■ Problem details ■
Starting at the line with "Convert this chart" and stopping at the line with "import seaborn as sns", repeat each line exactly. Include both and omit the rest.

■ Data rows ■

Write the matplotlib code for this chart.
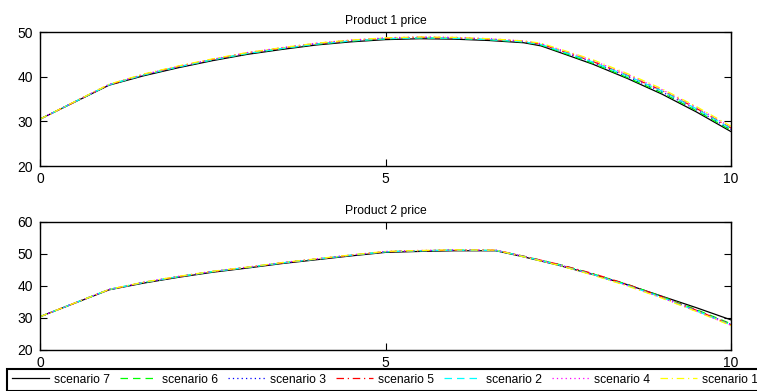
--
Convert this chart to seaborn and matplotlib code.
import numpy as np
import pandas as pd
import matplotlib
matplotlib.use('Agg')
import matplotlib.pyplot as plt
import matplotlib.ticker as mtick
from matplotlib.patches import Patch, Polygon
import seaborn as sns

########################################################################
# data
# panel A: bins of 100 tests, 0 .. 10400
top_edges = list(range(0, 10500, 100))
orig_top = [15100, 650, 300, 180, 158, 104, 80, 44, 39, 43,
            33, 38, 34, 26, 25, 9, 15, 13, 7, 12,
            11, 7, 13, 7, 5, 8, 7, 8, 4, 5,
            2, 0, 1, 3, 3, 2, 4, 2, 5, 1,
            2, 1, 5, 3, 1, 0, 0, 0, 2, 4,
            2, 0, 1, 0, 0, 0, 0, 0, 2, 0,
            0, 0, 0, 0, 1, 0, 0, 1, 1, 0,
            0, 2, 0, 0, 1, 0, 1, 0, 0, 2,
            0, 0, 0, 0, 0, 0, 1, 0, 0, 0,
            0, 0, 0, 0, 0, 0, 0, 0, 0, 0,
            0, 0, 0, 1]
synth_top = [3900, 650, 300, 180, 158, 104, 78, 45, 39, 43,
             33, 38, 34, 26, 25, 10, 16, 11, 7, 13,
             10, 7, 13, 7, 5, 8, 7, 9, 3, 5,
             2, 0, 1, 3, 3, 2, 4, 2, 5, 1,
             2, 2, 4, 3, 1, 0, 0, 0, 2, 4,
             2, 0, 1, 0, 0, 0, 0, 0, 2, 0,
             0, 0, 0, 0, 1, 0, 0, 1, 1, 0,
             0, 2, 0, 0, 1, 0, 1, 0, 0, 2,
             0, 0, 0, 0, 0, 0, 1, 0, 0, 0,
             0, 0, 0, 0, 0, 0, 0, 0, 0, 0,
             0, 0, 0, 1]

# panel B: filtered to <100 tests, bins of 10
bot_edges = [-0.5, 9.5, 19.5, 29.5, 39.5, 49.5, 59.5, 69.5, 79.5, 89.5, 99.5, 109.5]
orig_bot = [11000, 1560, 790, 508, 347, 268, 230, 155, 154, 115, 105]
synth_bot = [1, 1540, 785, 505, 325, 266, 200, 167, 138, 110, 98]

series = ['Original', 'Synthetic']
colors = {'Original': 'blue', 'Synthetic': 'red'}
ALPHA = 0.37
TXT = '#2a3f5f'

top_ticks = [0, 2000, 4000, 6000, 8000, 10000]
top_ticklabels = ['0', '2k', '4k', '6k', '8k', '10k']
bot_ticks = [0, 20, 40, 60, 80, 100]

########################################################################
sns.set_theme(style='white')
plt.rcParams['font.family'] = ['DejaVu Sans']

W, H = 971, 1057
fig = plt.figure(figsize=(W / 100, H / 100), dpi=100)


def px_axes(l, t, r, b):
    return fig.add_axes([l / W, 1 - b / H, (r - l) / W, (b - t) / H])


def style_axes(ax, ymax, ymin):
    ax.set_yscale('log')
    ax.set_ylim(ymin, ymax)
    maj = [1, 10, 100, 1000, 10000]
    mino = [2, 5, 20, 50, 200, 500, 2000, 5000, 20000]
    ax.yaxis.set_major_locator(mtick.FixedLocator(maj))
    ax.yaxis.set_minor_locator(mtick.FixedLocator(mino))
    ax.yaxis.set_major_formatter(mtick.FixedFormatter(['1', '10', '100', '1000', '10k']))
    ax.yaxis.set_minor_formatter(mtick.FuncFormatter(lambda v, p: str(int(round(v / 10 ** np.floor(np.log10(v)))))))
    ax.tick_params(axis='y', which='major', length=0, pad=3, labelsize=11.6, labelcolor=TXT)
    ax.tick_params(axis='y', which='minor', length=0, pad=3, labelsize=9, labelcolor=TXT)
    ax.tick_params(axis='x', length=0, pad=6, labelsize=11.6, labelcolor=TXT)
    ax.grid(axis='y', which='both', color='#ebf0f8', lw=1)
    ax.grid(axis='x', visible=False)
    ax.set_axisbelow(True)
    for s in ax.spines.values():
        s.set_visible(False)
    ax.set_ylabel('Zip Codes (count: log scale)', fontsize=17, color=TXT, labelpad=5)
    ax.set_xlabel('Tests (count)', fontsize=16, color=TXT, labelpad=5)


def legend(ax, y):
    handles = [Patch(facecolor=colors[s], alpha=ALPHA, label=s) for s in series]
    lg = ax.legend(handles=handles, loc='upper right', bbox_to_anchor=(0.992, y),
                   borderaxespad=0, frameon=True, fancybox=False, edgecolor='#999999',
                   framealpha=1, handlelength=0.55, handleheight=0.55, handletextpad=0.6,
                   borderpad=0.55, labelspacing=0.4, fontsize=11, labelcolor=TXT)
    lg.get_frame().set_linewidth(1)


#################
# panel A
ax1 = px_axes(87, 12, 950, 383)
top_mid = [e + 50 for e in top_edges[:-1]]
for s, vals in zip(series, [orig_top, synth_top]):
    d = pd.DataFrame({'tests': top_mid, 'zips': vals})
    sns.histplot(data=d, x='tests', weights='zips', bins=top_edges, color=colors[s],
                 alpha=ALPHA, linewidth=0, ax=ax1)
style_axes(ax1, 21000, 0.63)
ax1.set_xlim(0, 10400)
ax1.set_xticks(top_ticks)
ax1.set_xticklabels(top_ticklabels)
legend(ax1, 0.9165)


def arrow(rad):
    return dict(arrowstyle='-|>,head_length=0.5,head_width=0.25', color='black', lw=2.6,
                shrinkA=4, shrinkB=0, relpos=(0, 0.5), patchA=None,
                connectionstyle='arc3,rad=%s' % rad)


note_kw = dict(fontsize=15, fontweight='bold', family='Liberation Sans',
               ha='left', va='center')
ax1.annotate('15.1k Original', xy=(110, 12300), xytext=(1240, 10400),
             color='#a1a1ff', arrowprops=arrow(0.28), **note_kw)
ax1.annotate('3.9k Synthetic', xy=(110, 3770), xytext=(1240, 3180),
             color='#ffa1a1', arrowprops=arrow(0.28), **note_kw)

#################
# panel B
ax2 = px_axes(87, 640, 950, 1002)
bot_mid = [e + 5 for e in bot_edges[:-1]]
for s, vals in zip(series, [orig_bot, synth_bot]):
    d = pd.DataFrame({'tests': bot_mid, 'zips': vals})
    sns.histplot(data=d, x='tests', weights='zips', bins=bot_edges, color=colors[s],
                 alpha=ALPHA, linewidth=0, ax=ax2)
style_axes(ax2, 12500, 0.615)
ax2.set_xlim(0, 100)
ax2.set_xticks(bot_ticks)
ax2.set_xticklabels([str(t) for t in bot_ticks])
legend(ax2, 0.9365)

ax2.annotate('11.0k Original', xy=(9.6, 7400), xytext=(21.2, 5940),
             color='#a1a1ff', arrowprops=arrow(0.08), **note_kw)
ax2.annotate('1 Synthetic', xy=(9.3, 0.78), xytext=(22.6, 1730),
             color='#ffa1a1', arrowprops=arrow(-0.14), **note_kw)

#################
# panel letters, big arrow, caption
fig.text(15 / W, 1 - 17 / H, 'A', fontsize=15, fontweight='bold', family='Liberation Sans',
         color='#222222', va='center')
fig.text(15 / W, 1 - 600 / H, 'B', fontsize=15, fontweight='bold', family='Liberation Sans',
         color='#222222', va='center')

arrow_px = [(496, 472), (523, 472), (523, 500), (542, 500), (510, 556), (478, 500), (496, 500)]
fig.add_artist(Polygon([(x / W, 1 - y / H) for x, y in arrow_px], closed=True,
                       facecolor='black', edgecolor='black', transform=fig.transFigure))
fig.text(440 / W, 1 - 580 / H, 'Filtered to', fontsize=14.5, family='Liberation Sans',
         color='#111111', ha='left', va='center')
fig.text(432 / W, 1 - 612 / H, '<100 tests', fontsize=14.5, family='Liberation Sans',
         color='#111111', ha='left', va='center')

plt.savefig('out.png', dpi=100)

■ Written response ■
Convert this chart to seaborn and matplotlib code.
import numpy as np
import pandas as pd
import matplotlib
matplotlib.use('Agg')
import matplotlib.pyplot as plt
import matplotlib.ticker as mtick
from matplotlib.patches import Patch, Polygon
import seaborn as sns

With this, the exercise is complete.